Daxland predicted that the criticism of Trump will cause further conflict between the more conservative and more liberal wings of the Massachusetts Republican Party. “Baker’s not even a RINO, he’s a Democrat with an R next to his name,” Daxland said, using the acronym for “Republican in name only.”
Bill Gillmeister, executive director of the conservative Renew Massachusetts Coalition, said he was in Washington for the protests on Wednesday, and he condemns the violence – just like he condemned this summer’s violence during the Black Lives Matter protests. “Ninety-nine point 99999 percent of people who were present on Wednesday were there only to petition the Congress to uphold the elections laws of this nation,” Gillmeister wrote in an email. “A very small number of people, likely lead by Antifa members, caused the mayhem that took place. They should be prosecuted to fullest extent of the law.”

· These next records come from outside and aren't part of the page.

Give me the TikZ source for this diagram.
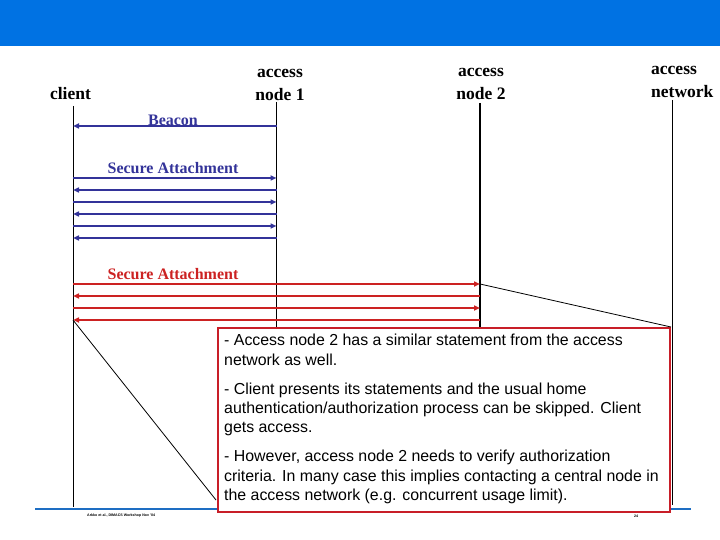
\documentclass[tikz,border=0pt]{standalone}
\usepackage{fontspec}
\setmainfont{Liberation Serif}
\setsansfont{Liberation Sans}
\usetikzlibrary{arrows.meta}
\definecolor{barblue}{RGB}{0,114,227}
\definecolor{msgblue}{RGB}{51,51,153}
\definecolor{msgred}{RGB}{204,34,34}
\definecolor{boxred}{RGB}{200,30,40}
\definecolor{footblue}{RGB}{30,110,195}
\tikzset{
  hdr/.style={font=\fontsize{17.5}{20}\selectfont\bfseries, inner sep=0pt},
  lbl/.style={font=\fontsize{16}{18}\selectfont\bfseries, inner sep=0pt},
  life/.style={draw=black, line width=0.8pt},
  lifethick/.style={draw=black, line width=1.6pt},
  bmsg/.style={draw=msgblue, line width=2pt, -{Triangle[length=6pt,width=5pt]}},
  rmsg/.style={draw=msgred, line width=2pt, -{Triangle[length=6pt,width=5pt]}},
  diag/.style={draw=black, line width=0.8pt},
  notebox/.style={draw=boxred, line width=2pt, fill=white, inner sep=0pt, anchor=north west},
}
\begin{document}
\begin{tikzpicture}[x=1pt,y=-1pt]
\useasboundingbox (0,0) rectangle (720,540);
\fill[barblue] (0,0) rectangle (720,46);

% headers
\node[hdr] (hc) at (70.5,94) {client};
\node[hdr] (h1a) at (280,73) {access};
\node[hdr] (h1b) at (280,95) {node 1};
\node[hdr] (h2a) at (481,72) {access};
\node[hdr] (h2b) at (481,94) {node 2};
\node[hdr, anchor=west] (h3a) at (651,70) {access};
\node[hdr, anchor=west] (h3b) at (651,92) {network};

% lifelines
\coordinate (cT) at (73,106);   \coordinate (cB) at (73,507);
\coordinate (aT) at (276.5,102); \coordinate (aB) at (276.5,327);
\coordinate (bT) at (480,103);  \coordinate (bB) at (480,505);
\coordinate (nT) at (672,100);  \coordinate (nB) at (672,505);
\draw[life] (cT) -- (cB);
\draw[life] (aT) -- (aB);
\draw[lifethick] (bT) -- (bB);
\draw[life] (nT) -- (nB);

% footer line
\coordinate (fL) at (35,509); \coordinate (fR) at (691,509);
\draw[footblue, line width=2.5pt] (fL) -- (fR);

% beacon
\coordinate (b0c) at (73,126); \coordinate (b0a) at (276.5,126);
\draw[bmsg] (b0a) -- (b0c);
\node[lbl, text=msgblue] (beacon) at (173,120) {Beacon};

% secure attachment (blue)
\node[lbl, text=msgblue] (sa1) at (173,168) {Secure Attachment};
\foreach \i/\y in {1/178,2/190,3/202,4/214,5/226,6/238}{
  \coordinate (sc\i) at (73,\y);
  \coordinate (sa\i) at (276.5,\y);
}
\draw[bmsg] (sc1) -- (sa1);
\draw[bmsg] (sa2) -- (sc2);
\draw[bmsg] (sc3) -- (sa3);
\draw[bmsg] (sa4) -- (sc4);
\draw[bmsg] (sc5) -- (sa5);
\draw[bmsg] (sa6) -- (sc6);

% secure attachment (red)
\node[lbl, text=msgred] (sa2lbl) at (173,274) {Secure Attachment};
\foreach \i/\y in {1/284,2/296,3/308,4/320}{
  \coordinate (rc\i) at (73,\y);
  \coordinate (rb\i) at (480,\y);
}
\draw[rmsg] (rc1) -- (rb1);
\draw[rmsg] (rb2) -- (rc2);
\draw[rmsg] (rc3) -- (rb3);
\draw[rmsg] (rb4) -- (rc4);

% note box
\node[notebox, minimum width=452pt, minimum height=184pt] (note) at (217,327) {};
\coordinate (d1e) at (note.north east);
\coordinate (d2e) at ([xshift=-1pt,yshift=13pt]note.south west);
\draw[diag] (rb1) -- (d1e);
\draw[diag] (rc4) -- (d2e);
\node[anchor=north west, inner sep=0pt, align=left,
      font=\sffamily\fontsize{15.9}{19.4}\selectfont] (notetext) at (224,334)
{- Access node 2 has a similar statement from the access\\
network as well.\\[9.5pt]
- Client presents its statements and the usual home\\
authentication/authorization process can be skipped. Client\\
gets access.\\[9.5pt]
- However, access node 2 needs to verify authorization\\
criteria. In many case this implies contacting a central node in\\
the access network (e.g. concurrent usage limit).};

% footer text
\node[anchor=west, inner sep=0pt, font=\sffamily\bfseries\fontsize{3.6}{4}\selectfont] (foot) at (87,516) {Arkko et al., DIMACS Workshop Nov '04};
\node[inner sep=0pt, font=\sffamily\bfseries\fontsize{3.6}{4}\selectfont] (page) at (636,516) {24};
\end{tikzpicture}
\end{document}
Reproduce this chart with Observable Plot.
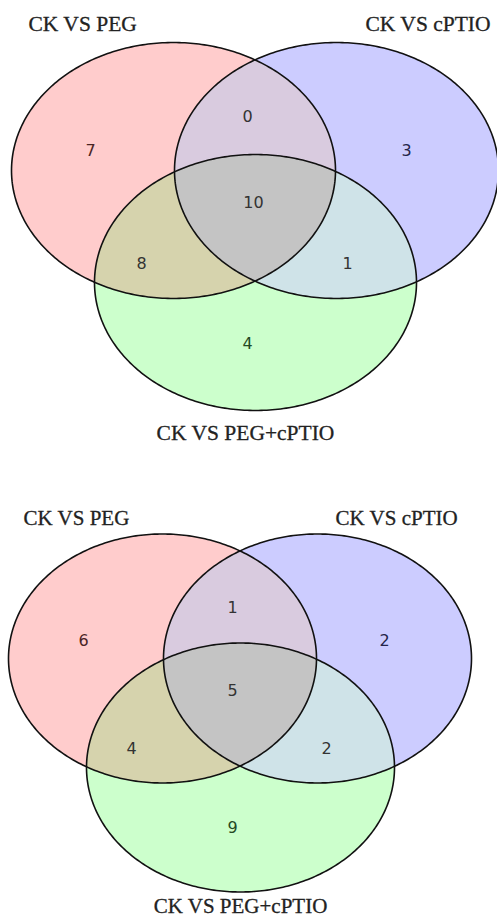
<!DOCTYPE html>
<html>
<head>
<meta charset="utf-8">
<script src="https://cdn.jsdelivr.net/npm/d3@7"></script>
<script src="https://cdn.jsdelivr.net/npm/@observablehq/plot@0.6"></script>
<style>
  body { margin: 0; background: #fff; }
  #chart svg { display: block; }
</style>
</head>
<body>
<div id="chart"></div>
<script>
// ---- data ----
const setNames = ["CK VS PEG", "CK VS cPTIO", "CK VS PEG+cPTIO"];
// region codes: membership in (PEG, cPTIO, PEG+cPTIO)
const regions = ["100", "010", "001", "110", "101", "011", "111"];
const countsTop = [7, 3, 4, 0, 8, 1, 10];
const countsBottom = [6, 2, 9, 1, 4, 2, 5];

// ---- styles ----
const regionColors = {
  "100": "#ffcccc", "010": "#ccccff", "001": "#ccffcc",
  "110": "#d9cbdf", "101": "#d6d3ad", "011": "#cfe3e8", "111": "#c4c4c4"
};
const labelColors = {
  "100": "#4a2424", "010": "#24244a", "001": "#244a24",
  "110": "#333", "101": "#333", "011": "#333", "111": "#333"
};

// ---- layout (per diagram) ----
const layouts = [
  {
    height: 460, counts: countsTop,
    ellipses: [
      {cx: 173, cy: 170, rx: 162, ry: 128},
      {cx: 336, cy: 170, rx: 162, ry: 128},
      {cx: 255, cy: 282, rx: 161, ry: 128}
    ],
    labelPos: {"100": [90, 150], "010": [406, 150], "001": [247, 343], "110": [247, 116], "101": [141, 263], "011": [347, 263], "111": [253, 202]},
    titles: [[28, 24, "start"], [365, 24, "start"], [245, 433, "middle"]],
    titleSize: 21.5
  },
  {
    height: 459, counts: countsBottom,
    ellipses: [
      {cx: 162, cy: 198, rx: 154, ry: 124.5},
      {cx: 317, cy: 198, rx: 154, ry: 124.5},
      {cx: 240, cy: 307, rx: 154, ry: 124.5}
    ],
    labelPos: {"100": [83, 180], "010": [384, 180], "001": [232, 367], "110": [232, 147], "101": [131, 288], "011": [326, 288], "111": [232, 230]},
    titles: [[23, 58, "start"], [335, 58, "start"], [240, 446, "middle"]],
    titleSize: 21
  }
];

const W = 497;
const container = document.getElementById("chart");

for (const L of layouts) {
  const inside = (e, x, y) => ((x - e.cx) / e.rx) ** 2 + ((y - e.cy) / e.ry) ** 2 <= 1;
  const regionAt = (x, y) => {
    const code = L.ellipses.map(e => inside(e, x, y) ? "1" : "0").join("");
    return code === "000" ? null : regionColors[code];
  };

  // outlines
  const outline = [];
  L.ellipses.forEach((e, k) => {
    for (let i = 0; i <= 360; i++) {
      const t = (i / 360) * 2 * Math.PI;
      outline.push({set: setNames[k], x: e.cx + e.rx * Math.cos(t), y: e.cy + e.ry * Math.sin(t)});
    }
  });

  const labels = regions.map((r, i) => ({
    region: r, value: L.counts[i], x: L.labelPos[r][0], y: L.labelPos[r][1]
  }));

  const titles = setNames.map((name, k) => ({
    name, x: L.titles[k][0], y: L.titles[k][1], anchor: L.titles[k][2]
  }));

  const plot = Plot.plot({
    width: W,
    height: L.height,
    margin: 0,
    x: {domain: [0, W], axis: null},
    y: {domain: [0, L.height], reverse: true, axis: null},
    color: {type: "identity"},
    marks: [
      Plot.raster({
        fill: regionAt,
        x1: 0, x2: W, y1: 0, y2: L.height,
        pixelSize: 1
      }),
      Plot.line(outline, {x: "x", y: "y", z: "set", stroke: "#111", strokeWidth: 1.6}),
      Plot.text(labels, {
        x: "x", y: "y", text: d => String(d.value),
        fill: d => labelColors[d.region],
        fontFamily: "DejaVu Sans", fontSize: 16
      }),
      Plot.text(titles.filter(t => t.anchor === "start"), {
        x: "x", y: "y", text: "name", textAnchor: "start",
        fontFamily: "Liberation Serif", fontSize: L.titleSize, fill: "#222",
        stroke: "#222", strokeWidth: 0.3
      }),
      Plot.text(titles.filter(t => t.anchor === "middle"), {
        x: "x", y: "y", text: "name", textAnchor: "middle",
        fontFamily: "Liberation Serif", fontSize: L.titleSize, fill: "#222",
        stroke: "#222", strokeWidth: 0.3
      })
    ]
  });
  container.appendChild(plot);
}
</script>
</body>
</html>
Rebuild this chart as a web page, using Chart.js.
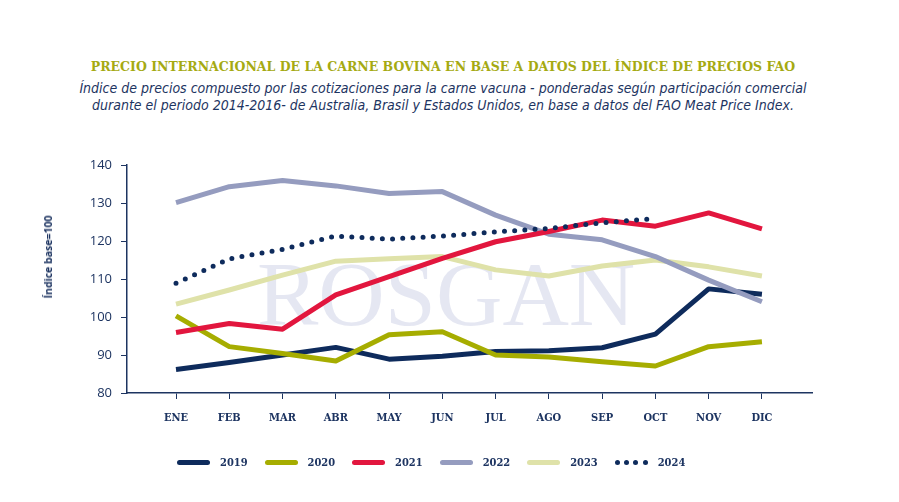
<!DOCTYPE html>
<html>
<head>
<meta charset="utf-8">
<script src="https://cdn.jsdelivr.net/npm/chart.js@4.4.0/dist/chart.umd.min.js"></script>
<style>
  html, body { margin:0; padding:0; background:#ffffff; }
  body { width:899px; height:502px; position:relative; overflow:hidden; }
  #title { position:absolute; left:0; width:886px; top:59px; text-align:center;
    font-family:"DejaVu Serif",serif; font-weight:bold; font-size:12.5px; color:#a5aa12; }
  #sub { position:absolute; left:0; width:886px; top:80px; text-align:center;
    font-family:"Liberation Sans Narrow","DejaVu Sans Condensed",sans-serif; font-style:italic; font-size:14px; line-height:17px; color:#1d3461; }
  #ytitle { position:absolute; left:48px; top:257px; transform:translate(-50%,-50%) rotate(-90deg); white-space:nowrap;
    font-family:"Open Sans",sans-serif; font-weight:bold; font-size:10.5px; color:#1d3461; }
  #c { position:absolute; left:0; top:0; }
  #legend { position:absolute; left:177px; top:454px; display:flex; align-items:center; height:16px;
    font-family:"DejaVu Serif Condensed","DejaVu Serif",serif; font-weight:bold; font-size:11px; color:#1d3461; }
  .item { display:flex; align-items:center; margin-right:17px; }
  .ln { width:33px; height:5px; border-radius:3px; margin-right:10px; }
  .dots { width:33px; height:5px; margin-right:10px; display:flex; justify-content:space-between; }
  .dots span { width:5px; height:5px; border-radius:50%; background:#0e2b5c; }
</style>
</head>
<body>
<div id="title">PRECIO INTERNACIONAL DE LA CARNE BOVINA EN BASE A DATOS DEL ÍNDICE DE PRECIOS FAO</div>
<div id="sub">Índice de precios compuesto por las cotizaciones para la carne vacuna - ponderadas según participación comercial<br>durante el periodo 2014-2016- de Australia, Brasil y Estados Unidos, en base a datos del FAO Meat Price Index.</div>
<canvas id="c" width="899" height="502"></canvas>
<div id="ytitle">Índice base=100</div>
<div id="legend"></div>
<script>
const months = ["ENE","FEB","MAR","ABR","MAY","JUN","JUL","AGO","SEP","OCT","NOV","DIC"];
const yTicks = [80, 90, 100, 110, 120, 130, 140];
const seriesNames = ["2019","2020","2021","2022","2023","2024"];
const v2019 = [86.2, 88.0, 90.0, 92.0, 88.9, 89.7, 90.9, 91.1, 91.9, 95.5, 107.4, 106.0];
const v2020 = [100.3, 92.2, 90.4, 88.4, 95.3, 96.1, 90.0, 89.5, 88.2, 87.1, 92.2, 93.5];
const v2021 = [95.9, 98.3, 96.8, 105.8, 110.6, 115.4, 119.8, 122.5, 125.5, 123.9, 127.4, 123.2];
const v2022 = [130.1, 134.3, 135.9, 134.5, 132.5, 133.0, 126.8, 121.8, 120.3, 115.9, 109.7, 104.0];
const v2023 = [103.4, 107.1, 111.0, 114.7, 115.3, 115.9, 112.4, 110.8, 113.4, 115.0, 113.2, 110.8];
const v2024 = [108.9, 115.3, 117.8, 121.3, 120.5, 121.3, 122.4, 123.3, 124.8, 125.9, null, null];

const colors = ["#0e2b5c", "#a6ad00", "#e2163e", "#959cbf", "#dfe2a9", "#0e2b5c"];
const values = [v2019, v2020, v2021, v2022, v2023, v2024];
const NAVY = "#1d3461";

const datasets = values.map((arr, k) => ({
  label: seriesNames[k],
  data: arr.map((v, i) => ({x: i, y: v})),
  borderColor: colors[k],
  backgroundColor: colors[k],
  borderWidth: 5,
  pointRadius: 0,
  tension: 0,
  spanGaps: false,
  borderCapStyle: k === 5 ? "round" : "butt",
  borderJoinStyle: "round",
  borderDash: k === 5 ? [0, 10.2] : [],
  order: [5, 4, 2, 3, 6, 1][k]
}));

const watermark = {
  id: "watermark",
  beforeDatasetsDraw(chart) {
    const {ctx, chartArea} = chart;
    ctx.save();
    ctx.font = "92px 'Liberation Serif', serif";
    ctx.fillStyle = "rgba(218,221,236,0.7)";
    ctx.textBaseline = "alphabetic";
    ctx.fillText("ROSGAN", chartArea.left + 130, chartArea.top + 160);
    ctx.restore();
  }
};

new Chart(document.getElementById("c"), {
  type: "line",
  data: { datasets },
  plugins: [watermark],
  options: {
    responsive: false,
    animation: false,
    layout: { padding: { left: 37, top: 165, right: 87, bottom: 69 } },
    plugins: { legend: { display: false }, tooltip: { enabled: false } },
    scales: {
      x: {
        type: "linear",
        min: -0.92, max: 11.94,
        afterFit(s) { s.height = 40; },
        afterBuildTicks(s) { s.ticks = months.map((m, i) => ({value: i})); },
        grid: { drawOnChartArea: false, drawTicks: true, tickLength: 6, color: NAVY, tickWidth: 1 },
        border: { display: true, color: NAVY, width: 1.5 },
        ticks: {
          padding: 13,
          color: NAVY,
          font: { family: "'DejaVu Serif Condensed','DejaVu Serif',serif", weight: "bold", size: 11 },
          callback: (v) => months[v]
        }
      },
      y: {
        min: 80, max: 140,
        afterFit(s) { s.width = 90; },
        afterBuildTicks(s) { s.ticks = yTicks.map(v => ({value: v})); },
        grid: { drawOnChartArea: false, drawTicks: true, tickLength: 6, color: NAVY },
        border: { display: true, color: NAVY, width: 1.5 },
        ticks: {
          padding: 9,
          color: NAVY,
          font: { family: "'Open Sans',sans-serif", size: 13 }
        }
      }
    }
  }
});

const leg = document.getElementById("legend");
seriesNames.forEach((n, k) => {
  const it = document.createElement("div");
  it.className = "item";
  if (k === 5) {
    it.innerHTML = '<div class="dots"><span></span><span></span><span></span><span></span></div>' + n;
  } else {
    it.innerHTML = '<div class="ln" style="background:' + colors[k] + '"></div>' + n;
  }
  leg.appendChild(it);
});
</script>
</body>
</html>
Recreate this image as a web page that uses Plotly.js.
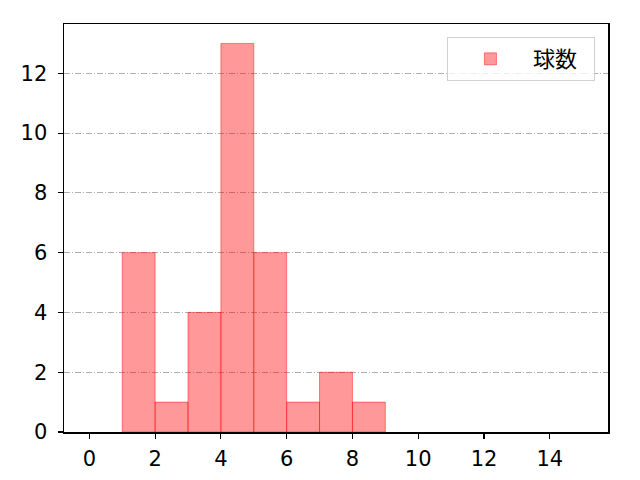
<!DOCTYPE html>
<html>
<head>
<meta charset="utf-8">
<script src="https://cdn.plot.ly/plotly-3.0.1.min.js"></script>
<style>
  html, body { margin: 0; padding: 0; background: #fff; }
  #chart { width: 640px; height: 480px; }
</style>
</head>
<body>
<div id="chart"></div>
<script>
// histogram bins (left edges, width 1) and counts
const binStarts = [1, 2, 3, 4, 5, 6, 7, 8];
const counts = [6, 1, 4, 13, 6, 1, 2, 1];
const seriesName = "球数";
const xTicks = [0, 2, 4, 6, 8, 10, 12, 14];
const yTicks = [0, 2, 4, 6, 8, 10, 12];

const FONT = "Noto Sans CJK JP, sans-serif";
const TICKFONT = "DejaVu Sans, sans-serif";

const traces = [{
  type: "bar",
  x: binStarts,
  y: counts,
  width: 1,
  offset: 0,
  name: seriesName,
  showlegend: true,
  marker: { color: "rgba(255,0,0,0.4)", line: { color: "rgba(255,0,0,0.45)", width: 1 } }
}];

const layout = {
  width: 640,
  height: 480,
  margin: { l: 64, r: 32, t: 24, b: 48 },
  paper_bgcolor: "#fff",
  plot_bgcolor: "#fff",
  font: { family: FONT, size: 20, color: "#000" },
  bargap: 0,
  xaxis: {
    range: [-0.77, 15.77],
    tickvals: xTicks,
    showgrid: false,
    showline: true, mirror: true, linecolor: "#000", linewidth: 1.5,
    ticks: "outside", ticklen: 5, tickwidth: 1.2, tickcolor: "#000",
    ticklabelstandoff: 2,
    zeroline: false,
    tickfont: { family: TICKFONT, size: 21, color: "#000" }
  },
  yaxis: {
    range: [0, 13.65],
    tickvals: yTicks,
    showgrid: true,
    gridcolor: "#b0b0b0",
    gridwidth: 1,
    griddash: "6px,2px,1px,2px",
    showline: true, mirror: true, linecolor: "#000", linewidth: 1.5,
    ticks: "outside", ticklen: 5, tickwidth: 1.2, tickcolor: "#000",
    ticklabelstandoff: 6,
    zeroline: false,
    tickfont: { family: TICKFONT, size: 21, color: "#000" }
  },
  legend: {
    orientation: "h",
    x: 0.976, y: 0.968, xanchor: "right", yanchor: "top",
    bgcolor: "rgba(255,255,255,0.8)",
    bordercolor: "#d0d0d0",
    borderwidth: 1,
    itemwidth: 75,
    entrywidth: 56,
    font: { family: FONT, size: 22, color: "#000" }
  }
};

Plotly.newPlot("chart", traces, layout, { displayModeBar: false, staticPlot: true });
</script>
</body>
</html>
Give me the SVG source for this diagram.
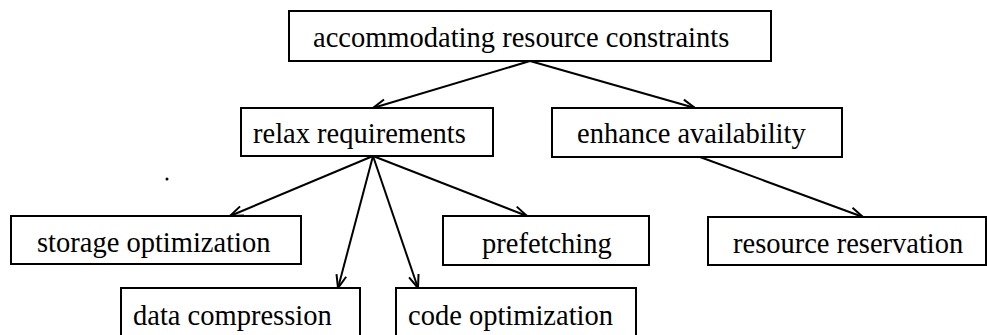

Gillmeister said he stands by his support for Trump. “President Trump’s remarks were confined to reiterating his great accomplishments and to presenting the evidence of voter-fraud that took place in Pennsylvania, Michigan, Georgia, and Wisconsin,” Gillmeister said. “He, in no way, said anything to incite the violence that took place.”
Some state Republicans have little interest in talking about Trump’s role in the protests. Patrick Crowley, a Republican State Committee member from the First Worcester District, called the violence “outrageous, totally unacceptable, and indefensible,” and called on government to move forward. Asked whether he had supported Trump, Crowley said that was “irrelevant.”
State Rep. David DeCoste, a Norwell Republican who in 2016 said he voted for Trump, said he wishes President-elect Biden well and he is worried about the economy, but he has no comment on the protests or on Trump. “I was busy the entire week worrying about what we were trying to pass [in the Legislature],” DeCoste said. “When you’re writing about zoning or raising taxes or pay raises, give me a call.”